St. John began his higher education at California State University, Fresno, in 1967, earning a bachelor of arts degree in 1972. He enrolled at the University of Iowa in Iowa City and received a master of fine arts degree from that institution in 1974. A paternal aunt who was a painter had already introduced the young St. John to the visual arts, but he discovered that his talents lay not in painting but in literature. Nevertheless, he spent much of his time in college among painters and sculptors, who taught him to see the visual arts for their materiality and physicality and made him want to incorporate the density and plasticity of sculpture and painting into the language of poetry. In these formative years, he also became interested in film.
St. John married Bonnie Bedford in 1968 and with her had a son; they were divorced in 1974. From 1975 to 1977, St. John taught as an assistant professor of English at Oberlin College in Ohio, then transferred to The Johns Hopkins University in Baltimore, Maryland, in 1977, teaching in writing seminars there for the next ten years. During this period, St. John served as assistant poetry editor for Iowa Review (1974-1975) and associate editor for Field (1975-1977). He served as an editor for Seneca Review from 1977 to 1981 and began as poetry editor-at-large for the Antioch Review in 1981, in which capacity he would serve until 1995.

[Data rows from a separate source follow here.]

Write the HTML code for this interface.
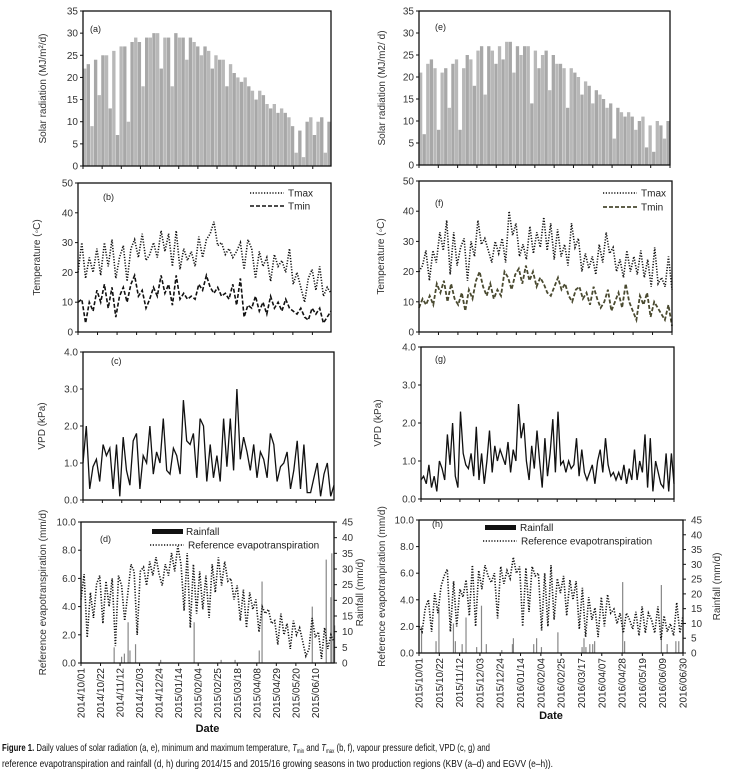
<!DOCTYPE html>
<html><head><meta charset="utf-8"><style>
html,body{margin:0;padding:0;background:#fff;}
svg{display:block;font-family:"Liberation Sans",sans-serif;}
</style></head><body>
<svg id="chart" width="742" height="778" viewBox="0 0 742 778" xmlns="http://www.w3.org/2000/svg">
<text x="2" y="751" font-size="10.5" fill="#111" textLength="488" lengthAdjust="spacingAndGlyphs"><tspan font-weight="bold">Figure 1.</tspan> Daily values of solar radiation (a, e), minimum and maximum temperature, <tspan font-style="italic">T</tspan><tspan font-size="6" dy="2">min</tspan><tspan dy="-2"> and </tspan><tspan font-style="italic">T</tspan><tspan font-size="6" dy="2">max</tspan><tspan dy="-2"> (b, f), vapour pressure deficit, VPD (c, g) and</tspan></text>
<text x="2" y="767" font-size="10.5" fill="#111" textLength="551" lengthAdjust="spacingAndGlyphs">reference evapotranspiration and rainfall (d, h) during 2014/15 and 2015/16 growing seasons in two production regions (KBV (a–d) and EGVV (e–h)).</text>
</svg>
<script>
// ---- data ----
const datesLeft = ["2014/10/01","2014/10/22","2014/11/12","2014/12/03","2014/12/24","2015/01/14","2015/02/04","2015/02/25","2015/03/18","2015/04/08","2015/04/29","2015/05/20","2015/06/10"];
const datesRight = ["2015/10/01","2015/10/22","2015/11/12","2015/12/03","2015/12/24","2016/01/14","2016/02/04","2016/02/25","2016/03/17","2016/04/07","2016/04/28","2016/05/19","2016/06/09","2016/06/30"];
const solarA = [22,23,9,24,16,25,25,13,26,7,27,27,10,28,29,28,18,29,29,30,30,22,29,29,18,30,29,29,24,29,28,27,25,27,26,22,25,24,24,18,23,21,20,19,20,18,17,15,17,16,14,13,14,12,13,12,11,9,3,8,2,10,11,7,10,11,3,10];
const tmaxB = [20,30,18,25,20,28,19,30,22,31,18,25,29,17,28,31,25,33,24,26,30,25,34,27,33,22,34,21,28,24,27,22,32,25,31,33,37,29,30,26,28,25,27,30,21,31,28,18,27,22,25,17,26,22,24,20,28,16,20,15,10,18,21,14,22,12,15,13];
const tminB = [10,11,3,10,7,14,10,16,8,15,5,12,15,10,16,19,12,14,8,11,15,12,19,13,16,9,19,11,13,11,12,11,16,14,19,15,13,15,12,13,11,16,9,18,5,9,8,12,7,10,6,12,8,10,7,11,8,7,6,8,5,4,8,6,8,3,5,7];
const vpdC = [1.0,2.0,0.3,0.9,1.1,0.5,1.5,1.2,1.4,0.3,1.5,0.1,1.7,0.8,0.4,1.6,1.8,0.3,1.2,1.0,2.0,0.7,1.3,1.0,2.2,0.8,0.7,1.4,1.2,0.7,2.7,1.6,1.5,1.8,0.6,2.2,2.0,0.5,1.5,0.6,1.2,0.5,2.2,0.9,2.2,0.8,3.0,1.1,1.7,1.3,0.8,1.5,0.6,1.3,1.1,0.6,1.8,1.5,0.5,0.9,1.0,1.3,0.3,0.8,1.6,0.3,1.5,0.2,0.2,0.6,1.0,0.1,0.7,1.0,0.1,0.4];
const etoD = [4.5,6.3,1.8,5.0,3.2,5.6,6.2,2.8,5.8,4.0,6.0,1.2,6.2,5.5,3.0,5.0,7.0,6.5,2.0,6.5,6.8,5.5,7.2,6.2,7.5,6.3,5.5,7.0,6.2,7.8,6.5,8.3,7.0,3.7,7.8,2.5,7.0,3.5,6.5,3.8,6.2,3.2,7.0,5.0,7.5,5.5,7.2,5.8,6.0,4.5,5.5,3.0,5.2,2.5,5.0,3.8,4.5,2.2,4.0,3.5,3.8,2.8,3.0,1.3,3.5,2.0,2.8,1.0,3.0,2.0,2.5,1.5,0.5,1.0,3.2,1.8,2.2,0.3,2.5,1.0,2.0,1.5];
const rainDayD = [35,43,46,50,52,58,85,121,150,165,191,194,248,263,268,269,272];
const rainMmD = [5,2,3,13,4,6,1,13,1,1,4,26,18,33,21,35,12];
const solarE = [21,7,23,24,22,8,21,22,13,23,24,8,22,25,24,18,26,27,16,27,26,23,27,24,28,28,21,27,25,27,27,14,26,22,25,26,17,25,23,23,22,13,22,21,20,16,19,18,14,17,16,15,13,14,6,13,12,11,12,11,8,10,11,4,9,3,10,9,6,10];
const tmaxF = [20,22,27,17,27,23,33,27,37,19,33,22,28,31,17,30,25,37,29,31,27,23,30,26,31,23,40,32,36,25,29,24,35,26,33,28,38,27,36,24,34,25,29,22,36,28,31,20,26,21,25,19,29,23,33,26,28,20,24,18,27,20,25,19,27,18,24,15,28,16,18,15,25,14];
const tminF = [8,11,9,12,9,16,13,17,10,16,11,9,13,7,14,11,17,20,15,12,16,11,14,12,20,18,14,19,21,16,22,17,20,15,18,16,13,12,15,18,14,16,12,10,14,15,11,13,9,15,11,8,10,14,7,10,13,8,16,10,7,4,12,9,13,5,10,8,6,4,9,2];
const vpdG = [0.5,0.6,0.4,0.9,0.3,0.6,0.2,1.0,0.8,0.5,1.7,0.9,2.0,0.6,0.3,2.3,1.2,0.9,0.8,1.2,0.6,1.9,0.5,1.2,0.4,1.0,1.8,0.7,1.4,1.0,1.3,1.1,0.9,1.5,0.7,1.3,1.0,2.5,1.6,2.0,1.0,0.5,1.4,0.8,1.8,1.0,0.3,1.6,0.6,1.2,2.1,0.7,2.3,0.9,1.0,0.7,1.0,0.8,0.9,1.6,0.6,1.3,0.7,0.5,0.7,0.9,0.4,1.0,1.3,0.7,1.6,0.9,0.6,0.7,0.5,0.7,0.5,0.9,0.4,0.8,0.5,1.3,0.5,1.0,0.7,1.7,0.3,1.6,0.2,1.0,0.7,0.4,0.3,1.2,0.2,1.2,0.4];
const etoH = [2.0,1.6,3.4,4.0,1.6,4.5,3.0,5.0,5.8,6.3,1.6,5.4,2.0,4.8,4.2,5.5,2.8,6.6,2.0,6.2,4.8,6.6,5.8,5.3,6.0,2.6,6.5,5.2,6.2,5.6,7.2,6.0,6.5,2.0,6.4,3.1,6.5,5.8,6.0,1.7,6.0,2.0,6.6,2.5,5.6,4.5,5.8,2.8,5.5,4.0,5.4,1.8,4.9,1.2,4.2,2.5,3.4,1.2,4.2,2.0,4.4,3.0,3.3,2.2,3.0,1.5,3.0,2.5,1.8,3.1,1.3,3.5,1.5,3.0,2.5,1.5,3.5,1.0,2.8,1.6,2.2,1.3,3.8,1.5,2.8];
const rainDayH = [2,17,20,35,37,44,48,59,64,69,85,96,97,118,121,126,143,168,170,172,176,179,181,210,212,250,256,265,268];
const rainMmH = [9,4,15,10,4,3,12,2,16,3,1,3,5,3,5,2,7,2,5,2,3,3,4,24,4,23,3,4,4];

// ---- drawing ----
const NS = "http://www.w3.org/2000/svg";
const svg = document.getElementById('chart');
function el(tag, attrs, parent){
  const e = document.createElementNS(NS, tag);
  for (const k in attrs) e.setAttribute(k, attrs[k]);
  (parent || svg).appendChild(e);
  return e;
}
function txt(s, attrs, parent){ const t = el('text', attrs, parent); t.textContent = s; return t; }

function panel(p){
  const g = el('g', {});
  
  
  p.sx = d => p.x0 + d / p.days * (p.x1 - p.x0);
  p.sy = v => p.y1 - v / p.ymax * (p.y1 - p.y0);
  p.g = g;
  return p;
}
function frame(p){
  const r = el('rect', {x:p.x0, y:p.y0, width:p.x1-p.x0, height:p.y1-p.y0, fill:'none', stroke:'#111', 'stroke-width':1.3}, p.g);
  
  
  for (let v = 0; v <= p.ymax + 1e-9; v += p.step){
    const y = p.sy(v);
    const tk = el('line', {x1:p.x0-3, x2:p.x0, y1:y, y2:y, stroke:'#111', 'stroke-width':1}, p.g);
    
    
    const lb = txt(v.toFixed(p.dec), {x:p.x0-5, y:y+3.5, 'font-size':10, fill:'#333', 'text-anchor':'end'}, p.g);
    
    
  }
  for (let i = 0; i < p.nt; i++){
    const x = p.sx(i*21);
    const tk = el('line', {x1:x, x2:x, y1:p.y1, y2:p.y1+3, stroke:'#111', 'stroke-width':1}, p.g);
    
    
  }
  const yt = txt(p.ytitle, {x:0, y:0, 'font-size':10, fill:'#333', 'text-anchor':'middle', transform:`translate(${p.tx},${(p.y0+p.y1)/2}) rotate(-90)`}, p.g);
  
  
  const pl = txt(p.label, {x:p.lx, y:p.ly, 'font-size':9, fill:'#222'}, p.g);
  
  
}
function bars(p, vals){
  const n = vals.length, w = (p.x1 - p.x0) / n;
  vals.forEach((v, i) => {
    const y = p.sy(v);
    const b = el('rect', {x:p.x0 + i*w, y:y, width:w*0.92, height:p.y1-y, fill:(i%2?'#a8a8a8':'#b8b8b8')}, p.g);
    
    
  });
}
function line(p, vals, style, name){
  const n = vals.length;
  const pts = vals.map((v, i) => p.sx(i * p.days / (n - 1)).toFixed(1) + ',' + p.sy(v).toFixed(1)).join(' ');
  const l = el('polyline', Object.assign({points:pts, fill:'none'}, style), p.g);
  
  
}
function rain(p, days, mm, rmax){
  days.forEach((d, i) => {
    const x = p.sx(d), y = p.y1 - mm[i] / rmax * (p.y1 - p.y0);
    const b = el('rect', {x:x, y:y, width:1.2, height:p.y1-y, fill:'#888'}, p.g);
    
    
  });
}
function rainAxis(p, rmax, tx){
  for (let v = 0; v <= rmax; v += 5){
    const y = p.y1 - v / rmax * (p.y1 - p.y0);
    const tk = el('line', {x1:p.x1, x2:p.x1+3, y1:y, y2:y, stroke:'#111'}, p.g);
    
    
    const lb = txt(String(v), {x:p.x1+8, y:y+3.5, 'font-size':10, fill:'#333'}, p.g);
    
    
  }
  const t = txt('Rainfall (mm/d)', {x:0, y:0, 'font-size':10, fill:'#333', 'text-anchor':'middle', transform:`translate(${tx},${(p.y0+p.y1)/2}) rotate(-90)`}, p.g);
  
  
}
function dateLabels(p, labels, dateY){
  labels.forEach((s, i) => {
    const x = p.sx(i*21);
    const t = txt(s, {x:0, y:0, 'font-size':10, fill:'#222', 'text-anchor':'end', transform:`translate(${x+3.5},${p.y1+5}) rotate(-90)`}, p.g);
    
    
  });
  const d = txt('Date', {x:(p.x0+p.x1)/2, y:dateY, 'font-size':11, 'font-weight':'bold', fill:'#111', 'text-anchor':'middle'}, p.g);
  
  
}
function legendLine(p, x, y, style, label, name){
  const l = el('line', Object.assign({x1:x, x2:x+34, y1:y, y2:y}, style), p.g);
  
  
  const t = txt(label, {x:x+38, y:y+3.5, 'font-size':10, fill:'#222'}, p.g);
  
  
}

const dotted = {stroke:'#111', 'stroke-width':1.6, 'stroke-dasharray':'1.2,1.6'};
const dashedK = {stroke:'#111', 'stroke-width':1.6, 'stroke-dasharray':'4,2'};
const dashedO = {stroke:'#4a4a30', 'stroke-width':1.8, 'stroke-dasharray':'4,2'};
const solid = {stroke:'#111', 'stroke-width':1.3};

// (a)
let a = panel({name:'panel-a-solar', x0:83, x1:331, y0:11, y1:166, ymax:35, step:5, dec:0, days:272, nt:13, ytitle:'Solar radiation (MJ/m²/d)', tx:46, label:'(a)', lx:90, ly:32});
bars(a, solarA); frame(a);
// (b)
let b = panel({name:'panel-b-temperature', x0:78, x1:331, y0:183, y1:332, ymax:50, step:10, dec:0, days:272, nt:13, ytitle:'Temperature (◦C)', tx:40, label:'(b)', lx:103, ly:200});
line(b, tmaxB, dotted, 'tmax-line'); line(b, tminB, dashedK, 'tmin-line'); frame(b);
legendLine(b, 250, 193, dotted, 'Tmax', 'legend-tmax');
legendLine(b, 250, 206, dashedK, 'Tmin', 'legend-tmin');
// (c)
let c = panel({name:'panel-c-vpd', x0:83, x1:334, y0:352, y1:500, ymax:4, step:1, dec:1, days:272, nt:13, ytitle:'VPD (kPa)', tx:45, label:'(c)', lx:111, ly:364});
line(c, vpdC, solid, 'vpd-line'); frame(c);
// (d)
let d = panel({name:'panel-d-eto-rain', x0:81, x1:334, y0:522, y1:663, ymax:10, step:2, dec:1, days:272, nt:13, ytitle:'Reference evapotranspiration (mm/d)', tx:46, label:'(d)', lx:100, ly:542});
rain(d, rainDayD, rainMmD, 45); line(d, etoD, dotted, 'eto-line'); frame(d); rainAxis(d, 45, 363);
dateLabels(d, datesLeft, 732);
let rb = el('rect', {x:152, y:529, width:31, height:5, fill:'#111'}, d.g);


let rt = txt('Rainfall', {x:186, y:535, 'font-size':10, fill:'#222'}, d.g);


legendLine(d, 150, 545, dotted, 'Reference evapotranspiration', 'legend-eto');

// (e)
let e = panel({name:'panel-e-solar', x0:419, x1:670, y0:11, y1:165, ymax:35, step:5, dec:0, days:273, nt:14, ytitle:'Solar radiation (MJ/m2/ d)', tx:385, label:'(e)', lx:435, ly:30});
bars(e, solarE); frame(e);
// (f)
let f = panel({name:'panel-f-temperature', x0:419, x1:672, y0:181, y1:332, ymax:50, step:10, dec:0, days:273, nt:14, ytitle:'Temperature (◦C)', tx:384, label:'(f)', lx:435, ly:206});
line(f, tmaxF, dotted, 'tmax-line'); line(f, tminF, dashedO, 'tmin-line'); frame(f);
legendLine(f, 603, 193, dotted, 'Tmax', 'legend-tmax');
legendLine(f, 603, 207, dashedO, 'Tmin', 'legend-tmin');
// (g)
let gg = panel({name:'panel-g-vpd', x0:421, x1:674, y0:347, y1:499, ymax:4, step:1, dec:1, days:273, nt:14, ytitle:'VPD (kPa)', tx:381, label:'(g)', lx:435, ly:362});
line(gg, vpdG, solid, 'vpd-line'); frame(gg);
// (h)
let h = panel({name:'panel-h-eto-rain', x0:419, x1:683, y0:520, y1:653, ymax:10, step:2, dec:1, days:273, nt:14, ytitle:'Reference evapotranpiration (mm/d)', tx:385, label:'(h)', lx:432, ly:527});
rain(h, rainDayH, rainMmH, 45); line(h, etoH, dotted, 'eto-line'); frame(h); rainAxis(h, 45, 720);
dateLabels(h, datesRight, 719);
let rb2 = el('rect', {x:485, y:525, width:31, height:5, fill:'#111'}, h.g);


let rt2 = txt('Rainfall', {x:520, y:531, 'font-size':10, fill:'#222'}, h.g);


legendLine(h, 483, 541, dotted, 'Reference evapotranspiration', 'legend-eto');
</script>
</body></html>
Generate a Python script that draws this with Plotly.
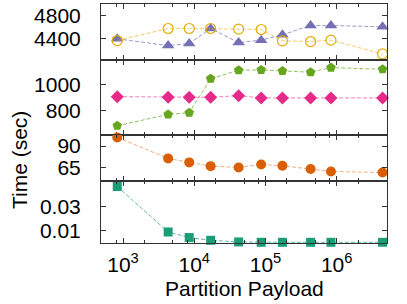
import plotly.graph_objects as go

payload = [830, 4300, 8500, 17000, 42000, 87000, 173000, 430000, 830000, 4400000]

# panel 1
tri_vals = [4400, 4285, 4320, 4577, 4337, 4378, 4469, 4629, 4629, 4606]
ocirc_vals = [4371, 4577, 4577, 4577, 4566, 4560, 4366, 4354, 4378, 4142]
# panel 2
pent_vals = [683, 771, 784, 1049, 1114, 1117, 1109, 1099, 1135, 1122]
diam_vals = [909, 904, 904, 904, 917, 899, 899, 899, 899, 899]
# panel 3
orange_vals = [100, 75.8, 71.2, 66.9, 65.4, 68.8, 67.3, 63.5, 60.8, 59.6]
# panel 4
square_vals = [0.0472, 0.0088, 0.0041, 0.0018, 0.0004, 0.0001, 0.0001, 0.0001, 0.0001, 0.0001]

x_major = [1e3, 1e4, 1e5, 1e6]
x_major_text = ["10<sup>3</sup>", "10<sup>4</sup>", "10<sup>5</sup>", "10<sup>6</sup>"]
x_minor = [500, 800, 2000, 5000, 8000, 20000, 50000, 80000, 2e5, 5e5, 8e5, 2e6, 5e6]

y1_ticks = [4400, 4800]
y2_ticks = [800, 1000]
y3_ticks = [65, 90]
y4_ticks = [0.01, 0.03]

FONT = "Liberation Sans, Arial, sans-serif"
FS = 21
AX = "#333333"

fig = go.Figure()

def add(y, axis, color, symbol, size, open_=False, line_rgba=None):
    xa = "x" if axis == 1 else f"x{axis}"
    ya = "y" if axis == 1 else f"y{axis}"
    marker = dict(color=color, symbol=symbol, size=size,
                  line=dict(width=1.2 if open_ else 0, color=color))
    fig.add_trace(go.Scatter(
        x=payload, y=y, xaxis=xa, yaxis=ya, mode="lines+markers",
        marker=marker,
        line=dict(color=line_rgba, width=1, dash="4px,2px"),
        cliponaxis=False, showlegend=False))

add(tri_vals, 1, "#7570b3", "triangle-up", 11, line_rgba="rgba(117,112,179,0.7)")
add(ocirc_vals, 1, "#e6ab02", "circle-open", 10, open_=True, line_rgba="rgba(230,171,2,0.6)")
add(pent_vals, 2, "#66a61e", "pentagon", 10, line_rgba="rgba(102,166,30,0.7)")
add(diam_vals, 2, "#e7298a", "diamond", 10, line_rgba="rgba(231,41,138,0.6)")
add(orange_vals, 3, "#d95f02", "circle", 10, line_rgba="rgba(217,95,2,0.5)")
add(square_vals, 4, "#1b9e77", "square", 9, line_rgba="rgba(27,158,119,0.7)")

domains = {1: [0.7673, 1.0], 2: [0.4503, 0.7673], 3: [0.2587, 0.4503], 4: [0.0, 0.2587]}
yranges = {1: [4045, 4996], 2: [608, 1197], 3: [49.6, 102.3], 4: [-0.0005, 0.0517]}
yticks = {1: y1_ticks, 2: y2_ticks, 3: y3_ticks, 4: y4_ticks}

layout = dict(
    template="none",
    width=407, height=304,
    margin=dict(l=101, r=20, t=4, b=61, autoexpand=False),
    paper_bgcolor="white", plot_bgcolor="white",
    font=dict(family=FONT, size=FS, color="black"),
    showlegend=False,
)

for i in range(1, 5):
    xk = "xaxis" if i == 1 else f"xaxis{i}"
    yk = "yaxis" if i == 1 else f"yaxis{i}"
    layout[xk] = dict(
        type="log", range=[2.691, 6.706], domain=[0, 1],
        anchor="y" if i == 1 else f"y{i}", automargin=False,
        showline=True, linecolor=AX, linewidth=1, mirror="allticks",
        ticks="inside", ticklen=5, tickwidth=1, tickcolor=AX,
        tickvals=x_major, ticktext=x_major_text,
        showticklabels=(i == 4), ticklabelstandoff=3,
        tickfont=dict(family=FONT, size=FS, color="black"),
        minor=dict(ticks="inside", ticklen=3, tickwidth=1, tickcolor=AX,
                   tickmode="array", tickvals=x_minor, showgrid=False),
        showgrid=False, zeroline=False,
        matches=None if i == 1 else "x",
    )
    layout[yk] = dict(
        domain=domains[i], range=yranges[i],
        anchor="x" if i == 1 else f"x{i}", automargin=False,
        showline=True, linecolor=AX, linewidth=1, mirror="allticks",
        ticks="inside", ticklen=5, tickwidth=1, tickcolor=AX,
        tickvals=yticks[i], ticktext=[str(v) for v in yticks[i]],
        ticklabelstandoff=15,
        tickfont=dict(family=FONT, size=FS, color="black"),
        showgrid=False, zeroline=False,
    )

fig.update_layout(**layout)

fig.add_annotation(text="Time (sec)", xref="paper", yref="paper",
                   x=-0.2867, y=0.347, xanchor="center", yanchor="middle",
                   textangle=-90, showarrow=False,
                   font=dict(family=FONT, size=FS, color="black"))
fig.add_annotation(text="Partition Payload", xref="paper", yref="paper",
                   x=0.5, y=-0.19, xanchor="center", yanchor="middle",
                   showarrow=False,
                   font=dict(family=FONT, size=FS, color="black"))

fig.write_html("out.html", config={"displayModeBar": False},
               post_script="document.body.style.margin='0';document.body.style.overflow='hidden';")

In 1987, St. John accepted a professorship in English at the University of Southern California, Los Angeles, where he also would serve as director of creative writing. In 1990, he married poet Molly Bendall, and three years later, they had a daughter, Vivienne. As the child grew, St. John would read Old English poems and ballads to her, in this way returning to one of his favorite literary genres, which would influence his own poetry later. Molly broadened his musical interest, which by now included classical music and jazz, by introducing him to the music of other nations. He particularly enjoyed the work of Indian musician Jai Uttal. He and his family moved into a house in Venice, California. This area, whose former residents included members of the pop-rock band The Eagles and rock musician Jim Morrison of The Doors, proved to be well suited to St. John’s musical and literary tastes and pursuits. Venice retained much of the culture of the 1960’s and 1970’s and provided a compatible atmosphere in which St. John could both relax and write.
St. John has also been a visiting scholar at the Getty Research Institute for the History of Art and the Humanities. His contributions to literary magazines have been unstinting, and he is popular as the subject of interviews because he is articulate and his knowledge of contemporary poetry and literary history is extensive.